In fact, in my own testing of the zlib **crc32** function, I saw that it performs at around 30GB/s on the M1, so a little better than the graph, which is promising. Possibly that version has been optimised by Apple?

I wanted to try to implement my own version. So, I started at the obvious place, with a special ARM64 instruction designed for calculating CRC32 checksums: **CRC32X**. This can produce a checksum of 8-bytes, with a latency of 3 cycles. So, theoretically, using this instruction, we could get 3.2GHz / 3 * 8B = 8.5GB/s. On the other hand, **CRC32X** has a throughput of one per cycle, so supposing we can avoid being latency bound (e.g. by calculating bits of the CRC in chunks, and then combining them) we could get 3.2GHz / 1 * 8B = 25.6GB/s. That’s *maybe* a little better than the numbers in the MySQL chart, but this is a theoretical best case, not accounting for the overhead of combining the results. (And, as you may have read or guessed, this is the method used in the MySQL post.)
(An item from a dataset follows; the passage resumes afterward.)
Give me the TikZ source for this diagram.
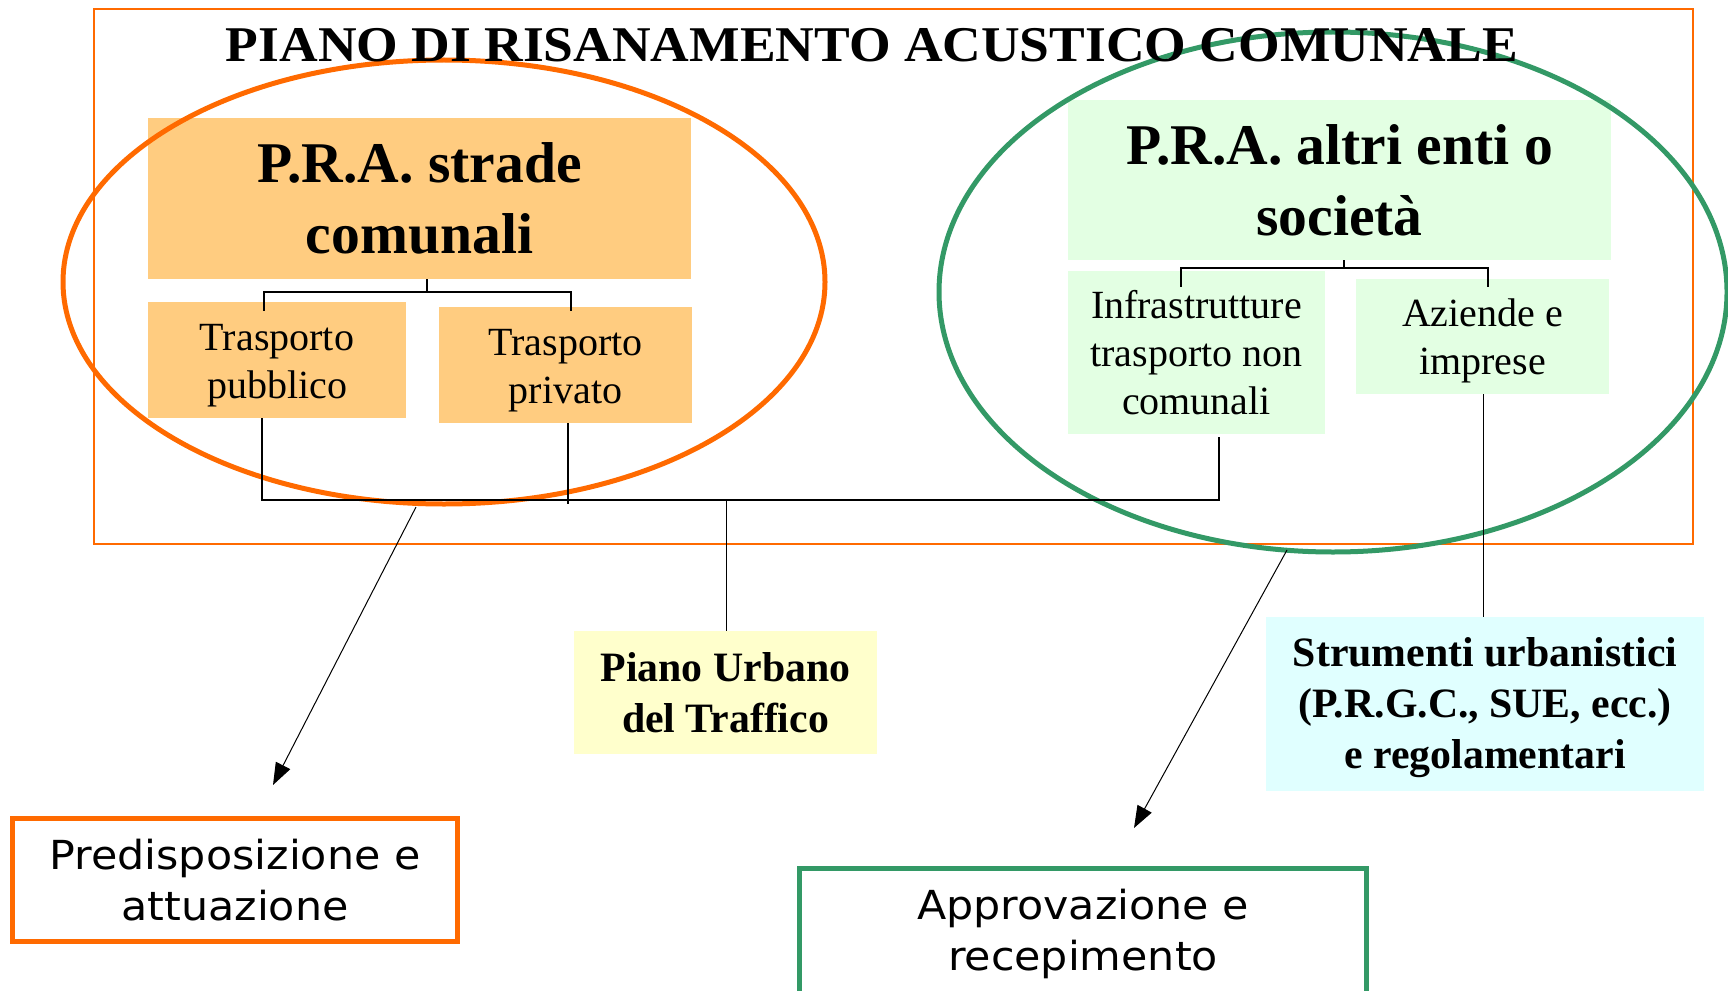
\documentclass[tikz,border=0pt]{standalone}
\usepackage{fontspec}
\setmainfont{Liberation Serif}
\newfontfamily\sansfont[FakeStretch=1.07]{DejaVu Sans}
\newfontfamily\titlefont[FakeStretch=1.07]{Liberation Serif}
\usetikzlibrary{arrows.meta}
\definecolor{orangeline}{HTML}{FF6A00}
\definecolor{greenline}{HTML}{339966}
\definecolor{orangefill}{HTML}{FFCC80}
\definecolor{greenfill}{HTML}{E3FFE3}
\definecolor{yellowfill}{HTML}{FFFFCC}
\definecolor{cyanfill}{HTML}{E0FFFF}
\begin{document}
\begin{tikzpicture}[x=0.5pt,y=-0.5pt,
  fbox/.style={rectangle, inner sep=0pt, align=center, anchor=center},
  txt/.style={inner sep=0pt, align=center, anchor=center},
  bigt/.style={font=\fontsize{28.8}{35.5}\selectfont\bfseries},
  smallt/.style={font=\fontsize{20}{24}\selectfont},
  midt/.style={font=\fontsize{20.9}{25.5}\selectfont\bfseries},
  sanst/.style={font=\sansfont\fontsize{20}{25.5}\selectfont},
  conn/.style={draw=black, line width=0.7pt},
  thinconn/.style={draw=black, line width=0.5pt},
  arr/.style={draw=black, line width=0.5pt, -{Triangle[length=11pt,width=8pt]}},
  ring/.style={line width=2.5pt},
]
\useasboundingbox (0,0) rectangle (1728,990);
\clip (0,0) rectangle (1728,990);
% outer frame
\draw[orangeline, line width=1pt] (94,9) rectangle (1693,544);
% boxes
\node[fbox, fill=orangefill, minimum width=271.5pt, minimum height=80.5pt, bigt] (strade) at (419.5,198.5) {P.R.A. strade\\comunali};
\node[fbox, fill=orangefill, minimum width=129pt, minimum height=58pt] (pubblico) at (277,360) {};
\node[txt, smallt] (pubblicotxt) at ([yshift=-3pt]pubblico.center) {Trasporto\\pubblico};
\node[fbox, fill=orangefill, minimum width=126.5pt, minimum height=58pt] (privato) at (565.5,365) {};
\node[txt, smallt] (privatotxt) at ([yshift=-3pt]privato.center) {Trasporto\\privato};
\node[fbox, fill=greenfill, minimum width=271.5pt, minimum height=80pt, bigt] (altri) at (1339.5,180) {P.R.A. altri enti o\\società};
\node[fbox, fill=greenfill, minimum width=128.5pt, minimum height=81.5pt, smallt] (infra) at (1196.5,352.5) {Infrastrutture\\trasporto non\\comunali};
\node[fbox, fill=greenfill, minimum width=126.5pt, minimum height=57.5pt] (aziende) at (1482.5,336.5) {};
\node[txt, smallt] (aziendetxt) at ([yshift=-2.2pt]aziende.center) {Aziende e\\imprese};
\node[fbox, fill=yellowfill, minimum width=151.5pt, minimum height=61.5pt, midt] (put) at (725.5,692.5) {Piano Urbano\\del Traffico};
\node[fbox, fill=cyanfill, minimum width=219pt, minimum height=87pt] (strum) at (1485,704) {};
\node[txt, midt] (strumtxt) at ([yshift=-2pt]strum.center) {Strumenti urbanistici\\(P.R.G.C., SUE, ecc.)\\e regolamentari};
\node[fbox, draw=orangeline, line width=2.5pt, minimum width=222.5pt, minimum height=61.5pt, sanst] (pred) at (235,880) {Predisposizione e\\attuazione};
\node[fbox, draw=greenline, line width=2.5pt, minimum width=283.5pt, minimum height=66pt, sanst] (appr) at (1083,934) {Approvazione e\\recepimento};
% ellipses
\draw[orangeline, ring] (444,282) ellipse [x radius=381, y radius=222];
\draw[greenline, ring] (1333,292) ellipse [x radius=394, y radius=260];
% left tree
\coordinate (sbus) at (427,292);
\coordinate (sbl) at (264,292);
\coordinate (sbr) at (571,292);
\draw[conn] (strade.south -| sbus) -- (sbus);
\draw[conn] ([yshift=-4.5pt]sbl |- pubblico.north) -- (sbl) -- (sbr) -- ([yshift=-2pt]sbr |- privato.north);
% right tree
\coordinate (rbus) at (1344,268);
\coordinate (rbl) at (1181,268);
\coordinate (rbr) at (1488,268);
\draw[conn] (altri.south -| rbus) -- (rbus);
\draw[conn] ([yshift=-8pt]rbl |- infra.north) -- (rbl) -- (rbr) -- ([yshift=-4pt]rbr |- aziende.north);
% bus
\coordinate (busL) at (262,500);
\coordinate (busR) at (1219,500);
\coordinate (pv) at (568,504);
\coordinate (putj) at (726,500);
\coordinate (azj) at (1483,400);
\draw[conn] (pubblico.south -| busL) -- (busL) -- (busR) -- ([yshift=-1.5pt]infra.south -| busR);
\draw[conn] (privato.south -| pv) -- (pv);
\draw[thinconn] (putj) -- (put.north -| putj);
\draw[thinconn] (aziende.south -| azj) -- (strum.north -| azj);
% arrows
\coordinate (a1s) at (416,507);
\coordinate (a1e) at (273,785);
\coordinate (a2s) at (1287,550);
\coordinate (a2e) at (1134,828);
\draw[arr] (a1s) -- (a1e);
\draw[arr] (a2s) -- (a2e);
% title
\node[font=\titlefont\fontsize{25}{30}\selectfont\bfseries, anchor=base, inner sep=0pt] (title) at (872,62) {PIANO DI RISANAMENTO ACUSTICO COMUNALE};
\end{tikzpicture}
\end{document}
So, can we do better than **CRC32X**? The M1 can run eight instructions per cycle, and our best idea so far only runs at one instruction per cycle, so maybe we can. Besides, I already tested zlib, and it already performs at 30GB/s, so I *know* there’s a better way.

The better way was published by Intel in the 2009 paper *Fast CRC Computation for Generic Polynomials Using PCLMULQDQ Instruction*. This algorithm has been widely implemented, and has been ported to use equivalent ARM64 instructions, **PMULL** and **PMULL2**, e.g. in Chromium (coincidentally committed only hours ago at the time of this writing).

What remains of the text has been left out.